Our old data cable, which allowed us to use our cell phone as a modem, which allowed us to get online and be in touch pretty much anywhere we could catch a Sprint signal, had gotten lost somewhere along the line. With outgoing mail now three days old (wifi being harder to find than we had supposed, and often blocking our outgoing mail) we were feeling out of touch with our various peoples and support systems and were feeling a great need for that cable.

Radio Shack did not have the cable we needed. Best Buy may have had one that would have worked, but it was packaged with half a dozen other cables, the so called “universal kit”, one of the more absurd and insulting marketing scams we’ve encountered lately, as if we actually had half a dozen different brands of cell-phones and computers for which we’d need all of these cables. Sneering at the $70 price tag, we left the store disgusted and still without a cable.

Getting back into True and John’s van, I pulled the sliding door closed in some unusual way and it came off its tracks. We were unable to horse it back into place, so True called his mother for help. While John went into a store to get some duct tape, with the idea of taping the door into place so they could drive home, True’s mother’s fiance, Pedro, drove to where we were and picked us up and whisked us into downtown Fresno and to the train station, getting us there in time to catch the train.
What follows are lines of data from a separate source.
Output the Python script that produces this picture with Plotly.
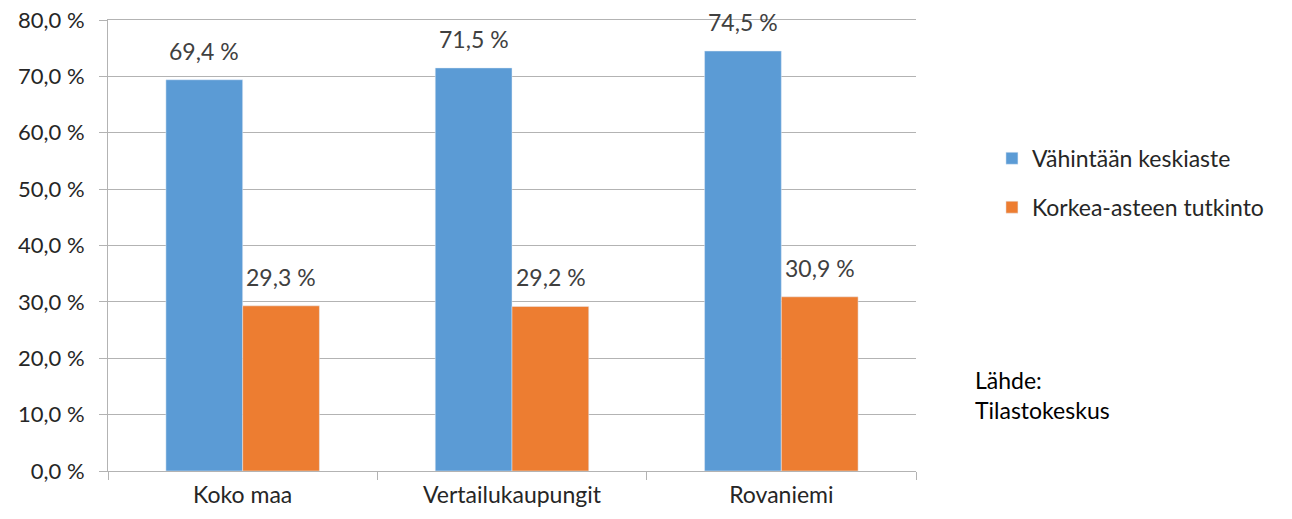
import plotly.graph_objects as go

categories = ["Koko maa", "Vertailukaupungit", "Rovaniemi"]
series1_name = "Vähintään keskiaste"
series1 = [69.4, 71.5, 74.5]
series2_name = "Korkea-asteen tutkinto"
series2 = [29.3, 29.2, 30.9]
y_ticks = [0, 10, 20, 30, 40, 50, 60, 70, 80]
y_ticktext = [f"{v:.1f} %".replace(".", ",") for v in y_ticks]

FONT = "Lato"
FS = 23
fig = go.Figure()
fig.add_trace(go.Bar(x=categories, y=series1, name=series1_name, marker_color="#5B9BD5",
                     legendgroup="a"))
fig.add_trace(go.Bar(x=categories, y=series2, name=series2_name, marker_color="#ED7D31",
                     legendgroup="b"))

annotations = []
for vals, shift in ((series1, -38.5), (series2, 38.5)):
    for c, v in zip(categories, vals):
        annotations.append(dict(x=c, y=v, xref="x", yref="y", xshift=shift, yshift=13,
                                yanchor="bottom", showarrow=False,
                                text=f"{v:.1f} %".replace(".", ","),
                                font=dict(size=FS, color="#404040")))
annotations.append(dict(text="Lähde:<br>Tilastokeskus", xref="paper", yref="paper",
                        x=1.07, y=0.169, xanchor="left", yanchor="middle", align="left",
                        showarrow=False, font=dict(size=FS, color="#000000")))

fig.update_layout(
    width=1292, height=519,
    margin=dict(l=108, r=376, t=20, b=48, autoexpand=False),
    paper_bgcolor="white", plot_bgcolor="white",
    font=dict(family=FONT, size=FS, color="#262626"),
    barmode="group", bargap=0.43, bargroupgap=0,
    showlegend=True,
    legend=dict(x=1.094, y=0.639, xanchor="left", yanchor="middle",
                traceorder="grouped", tracegroupgap=16,
                font=dict(size=FS, color="#262626")),
    annotations=annotations,
)
fig.update_yaxes(range=[0, 80], tickvals=y_ticks, ticktext=y_ticktext,
                 tickfont=dict(size=22), ticklabeloverflow="allow",
                 showgrid=True, gridcolor="#B3B3B3", gridwidth=1, automargin=False,
                 showline=True, linecolor="#B3B3B3", ticks="outside", ticklen=8,
                 tickcolor="#B3B3B3", zeroline=False, ticklabelstandoff=10)
fig.update_xaxes(showline=True, mirror=True, linecolor="#B3B3B3", ticks="outside", ticklen=8,
                 tickcolor="#B3B3B3", tickson="boundaries", automargin=False,
                 ticklabelstandoff=3)

fig.write_html("out.html", config={"displayModeBar": False},
               post_script="document.body.style.margin='0';")
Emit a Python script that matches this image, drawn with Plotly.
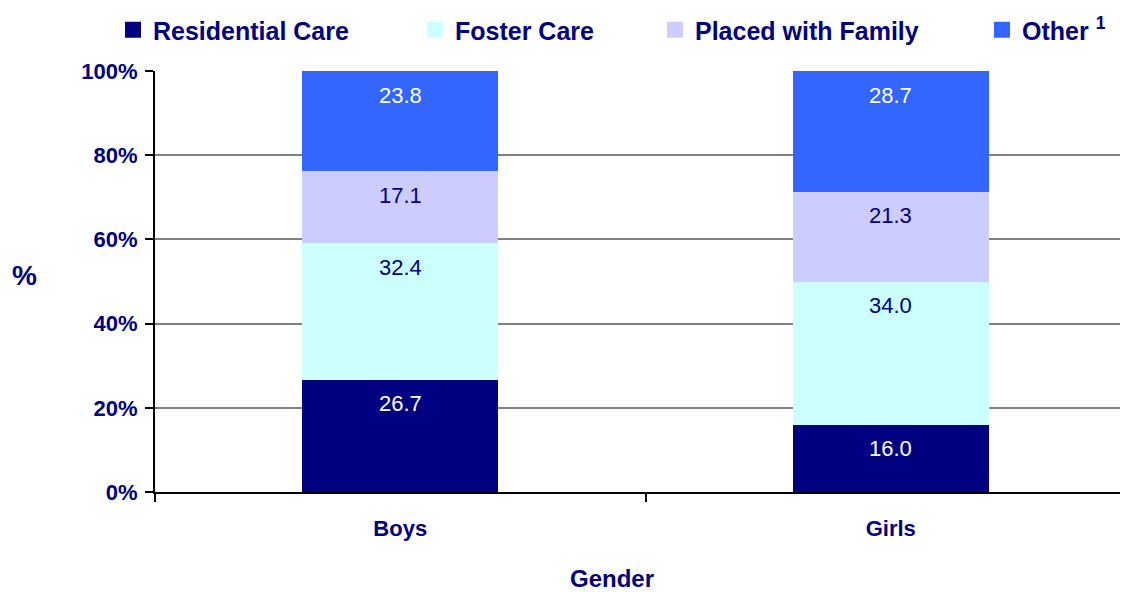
import plotly.graph_objects as go

categories = ["Boys", "Girls"]
series_names = ["Residential Care", "Foster Care", "Placed with Family", "Other"]
residential = [26.7, 16.0]
foster = [32.4, 34.0]
placed = [17.1, 21.3]
other = [23.8, 28.7]
y_ticks = [0, 20, 40, 60, 80, 100]
y_ticktext = ["0%", "20%", "40%", "60%", "80%", "100%"]

series_values = [residential, foster, placed, other]
colors = ["#000080", "#CCFFFF", "#CCCCFF", "#3366FF"]
label_colors = ["#FFFFFF", "#000080", "#000080", "#FFFFFF"]
legend_names = ["Residential Care", "Foster Care", "Placed with Family", "Other <sup>1</sup>"]
legend_ids = ["legend", "legend2", "legend3", "legend4"]
# page has an 8px body margin; positions below are in figure pixels
legend_text_x = [145, 447, 687, 1014]

NAVY = "#000080"
FONT = "Liberation Sans, Arial, sans-serif"
W, H = 1128, 592
ML, MT, MB = 147, 63, 108
PW = W - ML
PH = H - MT - MB

fig = go.Figure()
for i, (name, vals) in enumerate(zip(series_names, series_values)):
    fig.add_trace(go.Bar(
        x=categories, y=vals, name=name, marker=dict(color=colors[i], line=dict(width=0)),
        width=0.4, showlegend=False, hoverinfo="skip"))
    fig.add_trace(go.Scatter(
        x=[None], y=[None], mode="markers", name=legend_names[i],
        marker=dict(symbol="square", size=16, color=colors[i]),
        legend=legend_ids[i], showlegend=True))

for ci, cat in enumerate(categories):
    cum = 0
    for si, vals in enumerate(series_values):
        cum += vals[ci]
        fig.add_annotation(
            x=cat, y=cum, xref="x", yref="y", text=f"{vals[ci]:.1f}",
            showarrow=False, yanchor="middle", yshift=-24,
            font=dict(family=FONT, size=22, color=label_colors[si]))

# y axis title "%" (horizontal)
fig.add_annotation(
    x=(16 - ML) / PW, y=0.515, xref="paper", yref="paper", text="<b>%</b>",
    showarrow=False, xanchor="center", yanchor="middle",
    font=dict(family=FONT, size=28, color=NAVY))
# x axis title
fig.add_annotation(
    x=(604 - ML) / PW, y=-86 / PH, xref="paper", yref="paper", text="<b>Gender</b>",
    showarrow=False, xanchor="center", yanchor="middle",
    font=dict(family=FONT, size=24, color=NAVY))

legend_common = dict(
    orientation="h", xref="container", yref="container", yanchor="middle",
    xanchor="left", y=1 - 22 / H, bgcolor="rgba(0,0,0,0)", borderwidth=0,
    font=dict(family=FONT, size=25, color=NAVY, weight="bold"))
legend_layouts = {}
for lid, tx in zip(legend_ids, legend_text_x):
    legend_layouts[lid] = dict(legend_common, x=(tx - 40) / W)

fig.update_layout(
    width=W, height=H, barmode="stack", bargap=0,
    plot_bgcolor="white", paper_bgcolor="white",
    margin=dict(l=ML, r=0, t=MT, b=MB),
    font=dict(family=FONT, color=NAVY),
    **legend_layouts,
)
fig.update_xaxes(
    type="category", range=[-0.5, 1.5], showgrid=False,
    showline=True, linecolor="black", linewidth=2,
    ticks="outside", tickson="boundaries", ticklen=8, tickwidth=2, tickcolor="black",
    tickfont=dict(family=FONT, size=22, color=NAVY, weight="bold"),
    ticklabelstandoff=16,
)
fig.update_yaxes(
    range=[0, 100], tickvals=y_ticks, ticktext=y_ticktext,
    showgrid=True, gridcolor="#808080", gridwidth=2, zeroline=False,
    showline=True, linecolor="black", linewidth=2,
    ticks="outside", ticklen=8, tickwidth=2, tickcolor="black",
    tickfont=dict(family=FONT, size=22, color=NAVY, weight="bold"),
    ticklabelstandoff=3,
)

fig.write_html("out.html")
Thankfully, the train was running an hour late. Had it not been, we may not have made it.

The train came and we boarded. On to Bakersfield, then LA, then Albuquerque, where we would rent a car to drive to Silver City. A good thirty hours of travel before our next stop.

Our thanks and best wishes to True and John and Darren and John and Emmanuel and Maia and Pedro, and to the few who braved the storm, to sit with us and look at the world situation for an evening.

And please join us in a group raspberry for the marketers and advertisers and manufacturers and salepeople and big box store honchos who think it’s OK to package a bunch of shit we don’t need together with the one small thing we do, in an insulting attempt to rip us off, while ever more quickly destroying the planet. I sure do wish we could find data cables at the thrift store!